» **GIVEN REQUEST**
Return all of the data exactly as written, without the pictures.
** START OF PROVIDED MATERIAL **
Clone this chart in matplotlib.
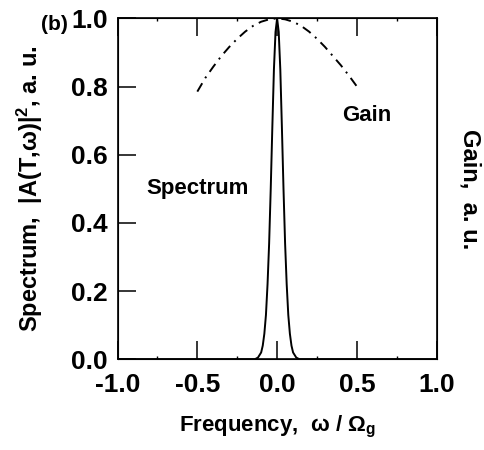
import matplotlib
matplotlib.use('Agg')
import matplotlib.pyplot as plt
from matplotlib.ticker import MultipleLocator

plt.rcParams['font.family'] = ['Liberation Sans', 'DejaVu Sans']
plt.rcParams['font.weight'] = 'bold'
plt.rcParams['axes.labelweight'] = 'bold'
plt.rcParams['mathtext.fontset'] = 'custom'
plt.rcParams['mathtext.rm'] = 'Liberation Sans:bold'
plt.rcParams['mathtext.it'] = 'Liberation Sans:bold'
plt.rcParams['mathtext.bf'] = 'Liberation Sans:bold'

# spectrum |A(T,w)|^2
spec_x = [-1.0, -0.14, -0.12, -0.10, -0.09, -0.08, -0.07, -0.06, -0.05, -0.04, -0.03, -0.02, -0.01, 0.0,
          0.01, 0.02, 0.03, 0.04, 0.05, 0.06, 0.07, 0.08, 0.09, 0.10, 0.12, 0.14, 1.0]
spec_y = [0.0, 0.0, 0.005, 0.02, 0.04, 0.075, 0.13, 0.22, 0.34, 0.50, 0.68, 0.85, 0.96, 1.0,
          0.96, 0.85, 0.68, 0.50, 0.34, 0.22, 0.13, 0.075, 0.04, 0.02, 0.005, 0.0, 0.0]

# gain profile
gain_x = [-0.5, -0.45, -0.4, -0.35, -0.3, -0.25, -0.2, -0.15, -0.1, -0.05, 0.0,
          0.05, 0.1, 0.15, 0.2, 0.25, 0.3, 0.35, 0.4, 0.45, 0.5]
gain_y = [0.785, 0.825, 0.858, 0.889, 0.916, 0.940, 0.961, 0.978, 0.990, 0.997, 1.0,
          0.997, 0.990, 0.978, 0.961, 0.940, 0.916, 0.889, 0.862, 0.832, 0.80]

fig = plt.figure(figsize=(4.84, 4.5), dpi=100)
ax = fig.add_axes([0.2428, 0.2016, 0.6595, 0.7577])

ax.plot(spec_x, spec_y, color='black', lw=1.4)
ax.plot(gain_x, gain_y, color='black', lw=1.4, linestyle=(0, (5, 3, 1, 3)))

ax.set_xlim(-1.0, 1.0)
ax.set_ylim(0.0, 1.0)
ax.xaxis.set_major_locator(MultipleLocator(0.5))
ax.xaxis.set_minor_locator(MultipleLocator(0.25))
ax.yaxis.set_major_locator(MultipleLocator(0.2))
ax.xaxis.set_major_formatter(plt.FuncFormatter(lambda v, p: '%.1f' % v))
ax.yaxis.set_major_formatter(plt.FuncFormatter(lambda v, p: '%.1f' % v))

ax.tick_params(which='major', direction='in', length=13, width=1.1,
               top=True, right=True, labelsize=19)
ax.tick_params(axis='x', which='major', pad=10)
ax.tick_params(axis='y', which='major', pad=7)
ax.tick_params(which='minor', direction='in', length=2, width=1.0,
               top=True, right=False)
for s in ax.spines.values():
    s.set_linewidth(1.2)

ax.set_xlabel(r'Frequency,  ω / $\mathregular{\Omega_g}$', fontsize=16,
              fontweight='bold', labelpad=12)
ax.set_ylabel(r'Spectrum,  |A(T,ω)|$\mathregular{^2}$, a. u.', fontsize=17,
              fontweight='bold', labelpad=19)

ax2 = ax.twinx()
ax2.set_yticks([])
ax2.set_ylabel('Gain,  a. u.', fontsize=17, fontweight='bold', rotation=270, labelpad=32)

ax.text(-0.82, 0.50, 'Spectrum', fontsize=16, va='center', ha='left')
ax.text(0.41, 0.716, 'Gain', fontsize=16, va='center', ha='left')
fig.text(0.084, 0.945, '(b)', fontsize=15, ha='left', va='center')

fig.savefig('out.png', dpi=100)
** END OF PROVIDED MATERIAL **
» **RESULT**
Clone this chart in matplotlib.
import matplotlib
matplotlib.use('Agg')
import matplotlib.pyplot as plt
from matplotlib.ticker import MultipleLocator

plt.rcParams['font.family'] = ['Liberation Sans', 'DejaVu Sans']
plt.rcParams['font.weight'] = 'bold'
plt.rcParams['axes.labelweight'] = 'bold'
plt.rcParams['mathtext.fontset'] = 'custom'
plt.rcParams['mathtext.rm'] = 'Liberation Sans:bold'
plt.rcParams['mathtext.it'] = 'Liberation Sans:bold'
plt.rcParams['mathtext.bf'] = 'Liberation Sans:bold'

# spectrum |A(T,w)|^2
spec_x = [-1.0, -0.14, -0.12, -0.10, -0.09, -0.08, -0.07, -0.06, -0.05, -0.04, -0.03, -0.02, -0.01, 0.0,
          0.01, 0.02, 0.03, 0.04, 0.05, 0.06, 0.07, 0.08, 0.09, 0.10, 0.12, 0.14, 1.0]
spec_y = [0.0, 0.0, 0.005, 0.02, 0.04, 0.075, 0.13, 0.22, 0.34, 0.50, 0.68, 0.85, 0.96, 1.0,
          0.96, 0.85, 0.68, 0.50, 0.34, 0.22, 0.13, 0.075, 0.04, 0.02, 0.005, 0.0, 0.0]

# gain profile
gain_x = [-0.5, -0.45, -0.4, -0.35, -0.3, -0.25, -0.2, -0.15, -0.1, -0.05, 0.0,
          0.05, 0.1, 0.15, 0.2, 0.25, 0.3, 0.35, 0.4, 0.45, 0.5]
gain_y = [0.785, 0.825, 0.858, 0.889, 0.916, 0.940, 0.961, 0.978, 0.990, 0.997, 1.0,
          0.997, 0.990, 0.978, 0.961, 0.940, 0.916, 0.889, 0.862, 0.832, 0.80]

fig = plt.figure(figsize=(4.84, 4.5), dpi=100)
ax = fig.add_axes([0.2428, 0.2016, 0.6595, 0.7577])

ax.plot(spec_x, spec_y, color='black', lw=1.4)
ax.plot(gain_x, gain_y, color='black', lw=1.4, linestyle=(0, (5, 3, 1, 3)))

ax.set_xlim(-1.0, 1.0)
ax.set_ylim(0.0, 1.0)
ax.xaxis.set_major_locator(MultipleLocator(0.5))
ax.xaxis.set_minor_locator(MultipleLocator(0.25))
ax.yaxis.set_major_locator(MultipleLocator(0.2))
ax.xaxis.set_major_formatter(plt.FuncFormatter(lambda v, p: '%.1f' % v))
ax.yaxis.set_major_formatter(plt.FuncFormatter(lambda v, p: '%.1f' % v))

ax.tick_params(which='major', direction='in', length=13, width=1.1,
               top=True, right=True, labelsize=19)
ax.tick_params(axis='x', which='major', pad=10)
ax.tick_params(axis='y', which='major', pad=7)
ax.tick_params(which='minor', direction='in', length=2, width=1.0,
               top=True, right=False)
for s in ax.spines.values():
    s.set_linewidth(1.2)

ax.set_xlabel(r'Frequency,  ω / $\mathregular{\Omega_g}$', fontsize=16,
              fontweight='bold', labelpad=12)
ax.set_ylabel(r'Spectrum,  |A(T,ω)|$\mathregular{^2}$, a. u.', fontsize=17,
              fontweight='bold', labelpad=19)

ax2 = ax.twinx()
ax2.set_yticks([])
ax2.set_ylabel('Gain,  a. u.', fontsize=17, fontweight='bold', rotation=270, labelpad=32)

ax.text(-0.82, 0.50, 'Spectrum', fontsize=16, va='center', ha='left')
ax.text(0.41, 0.716, 'Gain', fontsize=16, va='center', ha='left')
fig.text(0.084, 0.945, '(b)', fontsize=15, ha='left', va='center')

fig.savefig('out.png', dpi=100)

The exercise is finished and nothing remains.